• Given instruction: Find the word "this" in the material below and gather every line that contains it.
==== Rows ====
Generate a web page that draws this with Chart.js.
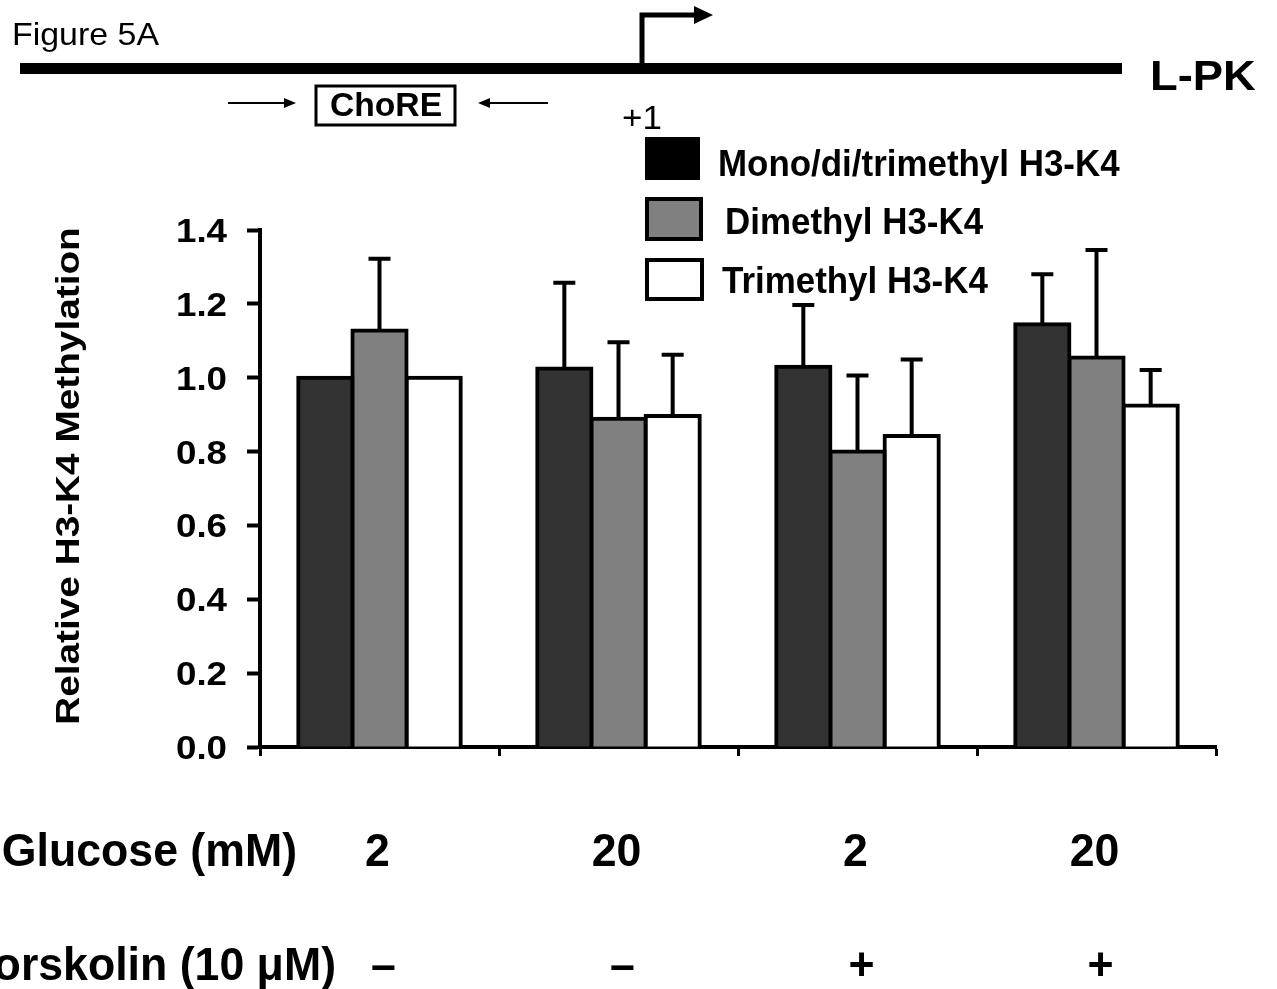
====
==== Rows ====
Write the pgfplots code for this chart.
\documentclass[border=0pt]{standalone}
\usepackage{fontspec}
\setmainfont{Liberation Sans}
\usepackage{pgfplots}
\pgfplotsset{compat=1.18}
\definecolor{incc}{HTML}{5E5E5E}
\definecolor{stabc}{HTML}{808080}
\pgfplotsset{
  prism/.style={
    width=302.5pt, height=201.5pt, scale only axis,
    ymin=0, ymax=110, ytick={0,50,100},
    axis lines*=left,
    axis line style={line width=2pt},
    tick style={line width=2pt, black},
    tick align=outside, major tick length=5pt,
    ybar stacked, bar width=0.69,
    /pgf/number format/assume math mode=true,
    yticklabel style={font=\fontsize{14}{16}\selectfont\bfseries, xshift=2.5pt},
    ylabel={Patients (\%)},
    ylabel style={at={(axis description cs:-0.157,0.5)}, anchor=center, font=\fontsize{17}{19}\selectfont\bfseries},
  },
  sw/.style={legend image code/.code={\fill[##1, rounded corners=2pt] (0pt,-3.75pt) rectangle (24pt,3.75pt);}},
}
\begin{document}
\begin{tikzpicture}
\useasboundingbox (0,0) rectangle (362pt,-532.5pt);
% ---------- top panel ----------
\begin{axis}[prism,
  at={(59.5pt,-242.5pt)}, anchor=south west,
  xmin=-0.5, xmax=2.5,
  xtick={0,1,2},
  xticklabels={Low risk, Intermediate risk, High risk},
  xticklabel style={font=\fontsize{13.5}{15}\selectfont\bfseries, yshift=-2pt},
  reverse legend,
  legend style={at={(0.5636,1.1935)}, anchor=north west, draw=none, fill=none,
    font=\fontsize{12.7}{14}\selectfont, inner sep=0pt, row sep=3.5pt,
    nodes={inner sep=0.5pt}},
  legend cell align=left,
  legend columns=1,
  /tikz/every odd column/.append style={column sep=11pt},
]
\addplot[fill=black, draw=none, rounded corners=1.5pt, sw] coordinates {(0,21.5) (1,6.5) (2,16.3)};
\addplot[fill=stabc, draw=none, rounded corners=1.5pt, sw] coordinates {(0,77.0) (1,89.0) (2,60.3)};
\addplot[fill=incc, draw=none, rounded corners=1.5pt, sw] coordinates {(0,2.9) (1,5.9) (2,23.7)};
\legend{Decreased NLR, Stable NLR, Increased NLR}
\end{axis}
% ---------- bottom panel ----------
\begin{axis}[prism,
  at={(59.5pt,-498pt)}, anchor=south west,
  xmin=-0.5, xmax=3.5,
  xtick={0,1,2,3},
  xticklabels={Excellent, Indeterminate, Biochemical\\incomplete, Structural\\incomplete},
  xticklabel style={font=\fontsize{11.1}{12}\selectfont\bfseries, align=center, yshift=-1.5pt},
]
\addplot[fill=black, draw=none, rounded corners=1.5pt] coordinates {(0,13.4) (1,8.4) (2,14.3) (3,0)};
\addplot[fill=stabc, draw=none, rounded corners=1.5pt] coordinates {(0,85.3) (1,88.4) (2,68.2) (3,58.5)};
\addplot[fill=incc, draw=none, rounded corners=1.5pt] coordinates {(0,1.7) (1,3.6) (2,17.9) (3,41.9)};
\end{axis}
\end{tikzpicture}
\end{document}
====
• The completed task:
Generate a web page that draws this with Chart.js.
Write the pgfplots code for this chart.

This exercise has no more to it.